### [Task goal]
Leave out the pictures and repeat every record exactly.

### [Excerpted records]
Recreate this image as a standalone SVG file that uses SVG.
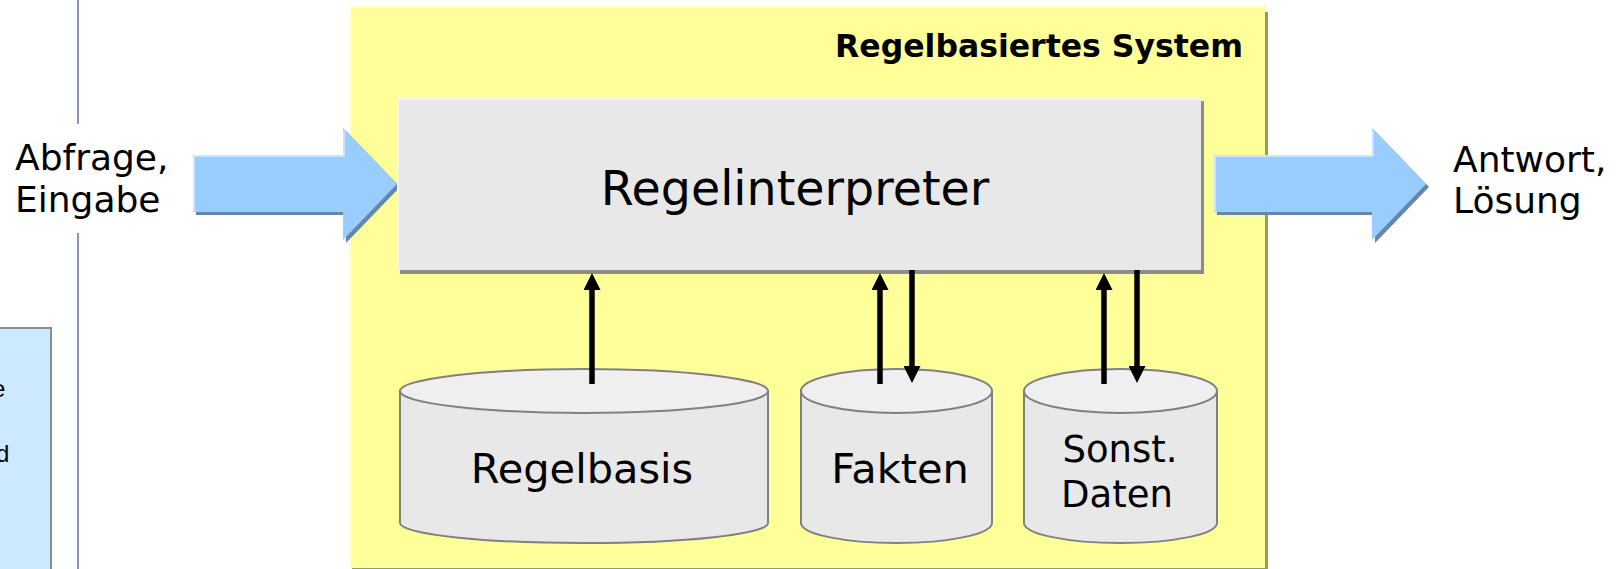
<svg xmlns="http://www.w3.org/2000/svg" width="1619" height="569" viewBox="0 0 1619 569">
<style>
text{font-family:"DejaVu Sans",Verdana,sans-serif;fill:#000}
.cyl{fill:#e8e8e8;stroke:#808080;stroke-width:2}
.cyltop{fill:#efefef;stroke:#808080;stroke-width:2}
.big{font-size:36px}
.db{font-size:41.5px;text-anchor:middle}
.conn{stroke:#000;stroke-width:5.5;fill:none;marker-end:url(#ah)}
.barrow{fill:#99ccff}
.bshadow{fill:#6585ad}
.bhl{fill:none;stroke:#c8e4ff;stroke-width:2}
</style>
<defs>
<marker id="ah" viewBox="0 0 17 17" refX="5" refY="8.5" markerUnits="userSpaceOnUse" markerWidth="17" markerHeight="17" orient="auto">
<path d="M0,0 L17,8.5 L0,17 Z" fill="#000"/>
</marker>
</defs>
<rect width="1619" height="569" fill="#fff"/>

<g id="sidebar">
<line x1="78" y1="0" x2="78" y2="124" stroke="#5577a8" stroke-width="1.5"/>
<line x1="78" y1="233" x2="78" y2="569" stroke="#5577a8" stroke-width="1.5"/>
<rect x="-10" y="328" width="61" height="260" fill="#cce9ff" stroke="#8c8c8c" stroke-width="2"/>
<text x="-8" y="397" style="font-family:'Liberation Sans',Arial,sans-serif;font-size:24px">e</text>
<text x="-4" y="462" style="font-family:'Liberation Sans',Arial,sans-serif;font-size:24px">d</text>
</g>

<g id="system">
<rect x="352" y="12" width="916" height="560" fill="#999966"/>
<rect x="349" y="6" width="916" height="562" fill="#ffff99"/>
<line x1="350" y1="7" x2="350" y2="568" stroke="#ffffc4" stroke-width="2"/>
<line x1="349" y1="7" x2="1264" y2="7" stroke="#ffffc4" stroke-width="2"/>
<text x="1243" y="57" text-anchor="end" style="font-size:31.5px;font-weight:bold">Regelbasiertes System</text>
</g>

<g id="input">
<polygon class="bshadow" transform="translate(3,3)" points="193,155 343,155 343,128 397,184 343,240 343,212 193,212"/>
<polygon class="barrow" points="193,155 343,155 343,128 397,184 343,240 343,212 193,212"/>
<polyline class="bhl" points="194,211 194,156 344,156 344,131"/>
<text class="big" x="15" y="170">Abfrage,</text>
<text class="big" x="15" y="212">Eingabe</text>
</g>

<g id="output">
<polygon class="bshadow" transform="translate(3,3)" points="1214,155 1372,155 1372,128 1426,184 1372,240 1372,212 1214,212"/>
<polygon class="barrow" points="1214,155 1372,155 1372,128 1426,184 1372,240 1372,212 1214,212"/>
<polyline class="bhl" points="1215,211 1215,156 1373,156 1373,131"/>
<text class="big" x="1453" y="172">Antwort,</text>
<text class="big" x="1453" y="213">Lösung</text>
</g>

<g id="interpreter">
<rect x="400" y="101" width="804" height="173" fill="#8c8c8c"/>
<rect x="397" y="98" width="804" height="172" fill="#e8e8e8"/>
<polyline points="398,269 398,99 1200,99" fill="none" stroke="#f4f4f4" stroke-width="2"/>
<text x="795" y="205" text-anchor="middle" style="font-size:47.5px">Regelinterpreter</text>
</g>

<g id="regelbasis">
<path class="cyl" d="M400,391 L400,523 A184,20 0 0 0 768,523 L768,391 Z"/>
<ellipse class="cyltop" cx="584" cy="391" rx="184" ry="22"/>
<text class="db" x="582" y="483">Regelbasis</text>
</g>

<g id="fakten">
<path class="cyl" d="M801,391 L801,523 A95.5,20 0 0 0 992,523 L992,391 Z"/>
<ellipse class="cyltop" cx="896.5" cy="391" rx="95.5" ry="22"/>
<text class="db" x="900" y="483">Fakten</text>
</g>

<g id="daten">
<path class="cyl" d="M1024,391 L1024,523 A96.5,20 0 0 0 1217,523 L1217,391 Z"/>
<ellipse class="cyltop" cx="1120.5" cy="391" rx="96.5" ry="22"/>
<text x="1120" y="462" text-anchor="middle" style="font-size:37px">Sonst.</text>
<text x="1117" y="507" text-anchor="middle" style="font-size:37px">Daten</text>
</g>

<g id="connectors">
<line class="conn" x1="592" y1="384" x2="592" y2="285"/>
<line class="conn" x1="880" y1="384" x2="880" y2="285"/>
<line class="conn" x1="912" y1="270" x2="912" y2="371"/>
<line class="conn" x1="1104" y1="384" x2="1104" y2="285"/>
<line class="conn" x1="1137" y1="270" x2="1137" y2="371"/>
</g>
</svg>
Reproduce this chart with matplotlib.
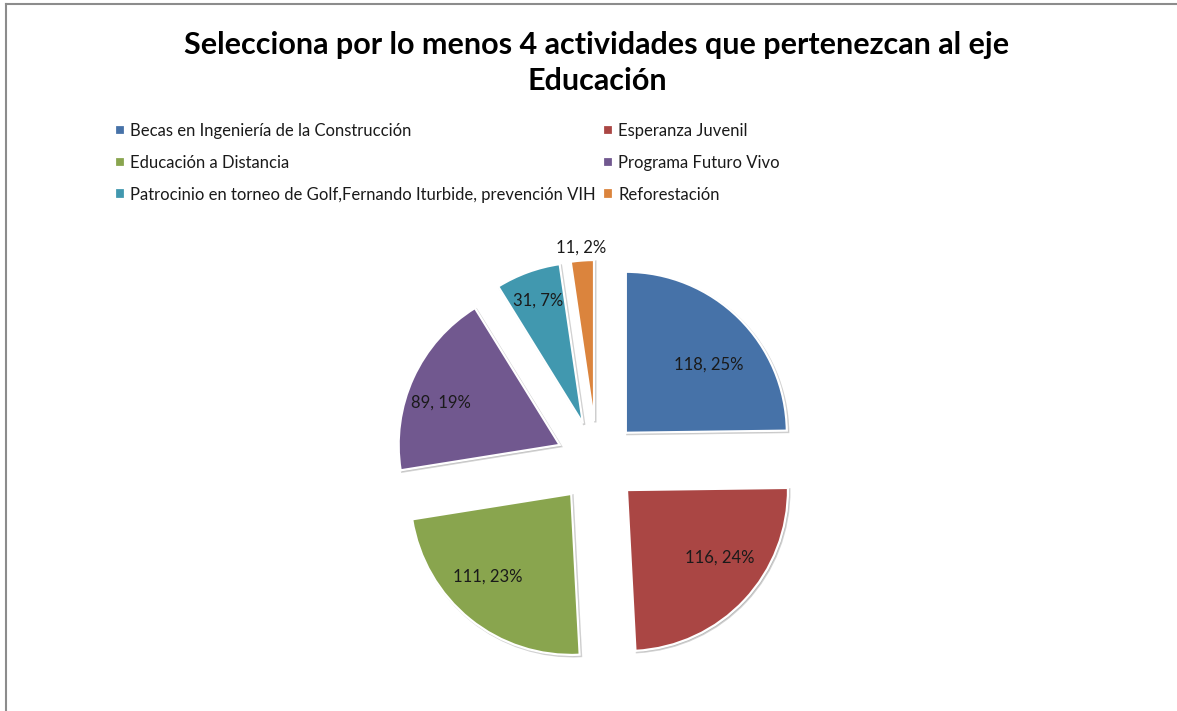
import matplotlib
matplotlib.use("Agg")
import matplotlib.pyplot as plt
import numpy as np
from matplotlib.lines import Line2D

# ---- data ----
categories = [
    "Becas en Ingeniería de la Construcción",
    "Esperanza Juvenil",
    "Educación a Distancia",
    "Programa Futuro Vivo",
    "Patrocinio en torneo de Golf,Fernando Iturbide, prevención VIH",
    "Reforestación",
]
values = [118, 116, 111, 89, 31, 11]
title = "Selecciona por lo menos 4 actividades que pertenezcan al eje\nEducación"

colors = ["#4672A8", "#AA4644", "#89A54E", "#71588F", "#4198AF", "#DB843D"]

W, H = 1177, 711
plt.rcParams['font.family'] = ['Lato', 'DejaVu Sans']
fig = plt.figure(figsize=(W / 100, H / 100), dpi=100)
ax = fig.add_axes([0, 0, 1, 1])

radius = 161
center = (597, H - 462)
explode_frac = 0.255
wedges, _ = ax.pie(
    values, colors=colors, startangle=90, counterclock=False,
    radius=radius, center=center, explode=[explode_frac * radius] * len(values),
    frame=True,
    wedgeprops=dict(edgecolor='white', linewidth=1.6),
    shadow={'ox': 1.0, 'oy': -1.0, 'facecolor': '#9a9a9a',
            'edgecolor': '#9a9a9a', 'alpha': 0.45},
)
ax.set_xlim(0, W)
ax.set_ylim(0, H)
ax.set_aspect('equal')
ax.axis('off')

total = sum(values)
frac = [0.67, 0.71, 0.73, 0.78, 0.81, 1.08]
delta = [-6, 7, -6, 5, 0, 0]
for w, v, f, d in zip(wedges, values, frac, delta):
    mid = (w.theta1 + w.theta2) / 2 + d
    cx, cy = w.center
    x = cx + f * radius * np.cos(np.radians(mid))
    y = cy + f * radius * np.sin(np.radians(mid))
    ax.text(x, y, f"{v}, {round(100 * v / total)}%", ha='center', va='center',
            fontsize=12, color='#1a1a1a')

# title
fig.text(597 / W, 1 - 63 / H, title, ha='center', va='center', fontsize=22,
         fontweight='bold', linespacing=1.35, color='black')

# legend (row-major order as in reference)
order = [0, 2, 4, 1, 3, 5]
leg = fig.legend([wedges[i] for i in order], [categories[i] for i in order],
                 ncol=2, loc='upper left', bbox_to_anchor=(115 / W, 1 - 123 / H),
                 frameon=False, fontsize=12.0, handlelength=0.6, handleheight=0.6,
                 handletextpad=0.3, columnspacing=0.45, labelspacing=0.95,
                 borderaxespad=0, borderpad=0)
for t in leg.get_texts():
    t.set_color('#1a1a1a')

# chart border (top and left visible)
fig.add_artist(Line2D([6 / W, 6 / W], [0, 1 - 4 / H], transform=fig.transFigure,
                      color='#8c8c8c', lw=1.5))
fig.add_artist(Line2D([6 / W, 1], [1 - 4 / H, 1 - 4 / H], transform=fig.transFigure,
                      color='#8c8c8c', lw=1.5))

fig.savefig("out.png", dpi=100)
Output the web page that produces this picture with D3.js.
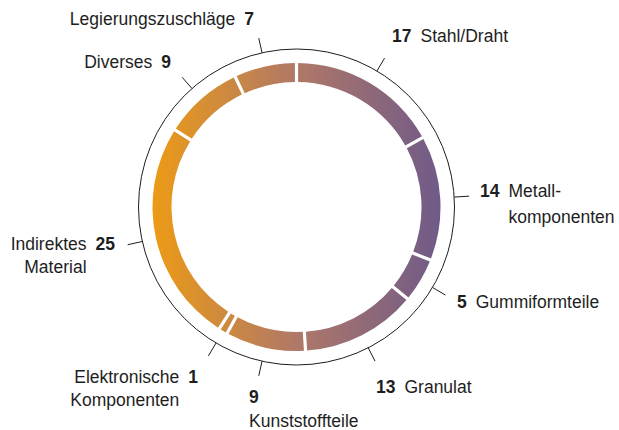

### [The answer]
Recreate this image as a standalone SVG file that uses SVG.
<svg xmlns="http://www.w3.org/2000/svg" width="1619" height="569" viewBox="0 0 1619 569">
<style>
text{font-family:"DejaVu Sans",Verdana,sans-serif;fill:#000}
.cyl{fill:#e8e8e8;stroke:#808080;stroke-width:2}
.cyltop{fill:#efefef;stroke:#808080;stroke-width:2}
.big{font-size:36px}
.db{font-size:41.5px;text-anchor:middle}
.conn{stroke:#000;stroke-width:5.5;fill:none;marker-end:url(#ah)}
.barrow{fill:#99ccff}
.bshadow{fill:#6585ad}
.bhl{fill:none;stroke:#c8e4ff;stroke-width:2}
</style>
<defs>
<marker id="ah" viewBox="0 0 17 17" refX="5" refY="8.5" markerUnits="userSpaceOnUse" markerWidth="17" markerHeight="17" orient="auto">
<path d="M0,0 L17,8.5 L0,17 Z" fill="#000"/>
</marker>
</defs>
<rect width="1619" height="569" fill="#fff"/>

<g id="sidebar">
<line x1="78" y1="0" x2="78" y2="124" stroke="#5577a8" stroke-width="1.5"/>
<line x1="78" y1="233" x2="78" y2="569" stroke="#5577a8" stroke-width="1.5"/>
<rect x="-10" y="328" width="61" height="260" fill="#cce9ff" stroke="#8c8c8c" stroke-width="2"/>
<text x="-8" y="397" style="font-family:'Liberation Sans',Arial,sans-serif;font-size:24px">e</text>
<text x="-4" y="462" style="font-family:'Liberation Sans',Arial,sans-serif;font-size:24px">d</text>
</g>

<g id="system">
<rect x="352" y="12" width="916" height="560" fill="#999966"/>
<rect x="349" y="6" width="916" height="562" fill="#ffff99"/>
<line x1="350" y1="7" x2="350" y2="568" stroke="#ffffc4" stroke-width="2"/>
<line x1="349" y1="7" x2="1264" y2="7" stroke="#ffffc4" stroke-width="2"/>
<text x="1243" y="57" text-anchor="end" style="font-size:31.5px;font-weight:bold">Regelbasiertes System</text>
</g>

<g id="input">
<polygon class="bshadow" transform="translate(3,3)" points="193,155 343,155 343,128 397,184 343,240 343,212 193,212"/>
<polygon class="barrow" points="193,155 343,155 343,128 397,184 343,240 343,212 193,212"/>
<polyline class="bhl" points="194,211 194,156 344,156 344,131"/>
<text class="big" x="15" y="170">Abfrage,</text>
<text class="big" x="15" y="212">Eingabe</text>
</g>

<g id="output">
<polygon class="bshadow" transform="translate(3,3)" points="1214,155 1372,155 1372,128 1426,184 1372,240 1372,212 1214,212"/>
<polygon class="barrow" points="1214,155 1372,155 1372,128 1426,184 1372,240 1372,212 1214,212"/>
<polyline class="bhl" points="1215,211 1215,156 1373,156 1373,131"/>
<text class="big" x="1453" y="172">Antwort,</text>
<text class="big" x="1453" y="213">Lösung</text>
</g>

<g id="interpreter">
<rect x="400" y="101" width="804" height="173" fill="#8c8c8c"/>
<rect x="397" y="98" width="804" height="172" fill="#e8e8e8"/>
<polyline points="398,269 398,99 1200,99" fill="none" stroke="#f4f4f4" stroke-width="2"/>
<text x="795" y="205" text-anchor="middle" style="font-size:47.5px">Regelinterpreter</text>
</g>

<g id="regelbasis">
<path class="cyl" d="M400,391 L400,523 A184,20 0 0 0 768,523 L768,391 Z"/>
<ellipse class="cyltop" cx="584" cy="391" rx="184" ry="22"/>
<text class="db" x="582" y="483">Regelbasis</text>
</g>

<g id="fakten">
<path class="cyl" d="M801,391 L801,523 A95.5,20 0 0 0 992,523 L992,391 Z"/>
<ellipse class="cyltop" cx="896.5" cy="391" rx="95.5" ry="22"/>
<text class="db" x="900" y="483">Fakten</text>
</g>

<g id="daten">
<path class="cyl" d="M1024,391 L1024,523 A96.5,20 0 0 0 1217,523 L1217,391 Z"/>
<ellipse class="cyltop" cx="1120.5" cy="391" rx="96.5" ry="22"/>
<text x="1120" y="462" text-anchor="middle" style="font-size:37px">Sonst.</text>
<text x="1117" y="507" text-anchor="middle" style="font-size:37px">Daten</text>
</g>

<g id="connectors">
<line class="conn" x1="592" y1="384" x2="592" y2="285"/>
<line class="conn" x1="880" y1="384" x2="880" y2="285"/>
<line class="conn" x1="912" y1="270" x2="912" y2="371"/>
<line class="conn" x1="1104" y1="384" x2="1104" y2="285"/>
<line class="conn" x1="1137" y1="270" x2="1137" y2="371"/>
</g>
</svg>
Reproduce this chart with matplotlib.
import matplotlib
matplotlib.use("Agg")
import matplotlib.pyplot as plt
import numpy as np
from matplotlib.lines import Line2D

# ---- data ----
categories = [
    "Becas en Ingeniería de la Construcción",
    "Esperanza Juvenil",
    "Educación a Distancia",
    "Programa Futuro Vivo",
    "Patrocinio en torneo de Golf,Fernando Iturbide, prevención VIH",
    "Reforestación",
]
values = [118, 116, 111, 89, 31, 11]
title = "Selecciona por lo menos 4 actividades que pertenezcan al eje\nEducación"

colors = ["#4672A8", "#AA4644", "#89A54E", "#71588F", "#4198AF", "#DB843D"]

W, H = 1177, 711
plt.rcParams['font.family'] = ['Lato', 'DejaVu Sans']
fig = plt.figure(figsize=(W / 100, H / 100), dpi=100)
ax = fig.add_axes([0, 0, 1, 1])

radius = 161
center = (597, H - 462)
explode_frac = 0.255
wedges, _ = ax.pie(
    values, colors=colors, startangle=90, counterclock=False,
    radius=radius, center=center, explode=[explode_frac * radius] * len(values),
    frame=True,
    wedgeprops=dict(edgecolor='white', linewidth=1.6),
    shadow={'ox': 1.0, 'oy': -1.0, 'facecolor': '#9a9a9a',
            'edgecolor': '#9a9a9a', 'alpha': 0.45},
)
ax.set_xlim(0, W)
ax.set_ylim(0, H)
ax.set_aspect('equal')
ax.axis('off')

total = sum(values)
frac = [0.67, 0.71, 0.73, 0.78, 0.81, 1.08]
delta = [-6, 7, -6, 5, 0, 0]
for w, v, f, d in zip(wedges, values, frac, delta):
    mid = (w.theta1 + w.theta2) / 2 + d
    cx, cy = w.center
    x = cx + f * radius * np.cos(np.radians(mid))
    y = cy + f * radius * np.sin(np.radians(mid))
    ax.text(x, y, f"{v}, {round(100 * v / total)}%", ha='center', va='center',
            fontsize=12, color='#1a1a1a')

# title
fig.text(597 / W, 1 - 63 / H, title, ha='center', va='center', fontsize=22,
         fontweight='bold', linespacing=1.35, color='black')

# legend (row-major order as in reference)
order = [0, 2, 4, 1, 3, 5]
leg = fig.legend([wedges[i] for i in order], [categories[i] for i in order],
                 ncol=2, loc='upper left', bbox_to_anchor=(115 / W, 1 - 123 / H),
                 frameon=False, fontsize=12.0, handlelength=0.6, handleheight=0.6,
                 handletextpad=0.3, columnspacing=0.45, labelspacing=0.95,
                 borderaxespad=0, borderpad=0)
for t in leg.get_texts():
    t.set_color('#1a1a1a')

# chart border (top and left visible)
fig.add_artist(Line2D([6 / W, 6 / W], [0, 1 - 4 / H], transform=fig.transFigure,
                      color='#8c8c8c', lw=1.5))
fig.add_artist(Line2D([6 / W, 1], [1 - 4 / H, 1 - 4 / H], transform=fig.transFigure,
                      color='#8c8c8c', lw=1.5))

fig.savefig("out.png", dpi=100)
Output the web page that produces this picture with D3.js.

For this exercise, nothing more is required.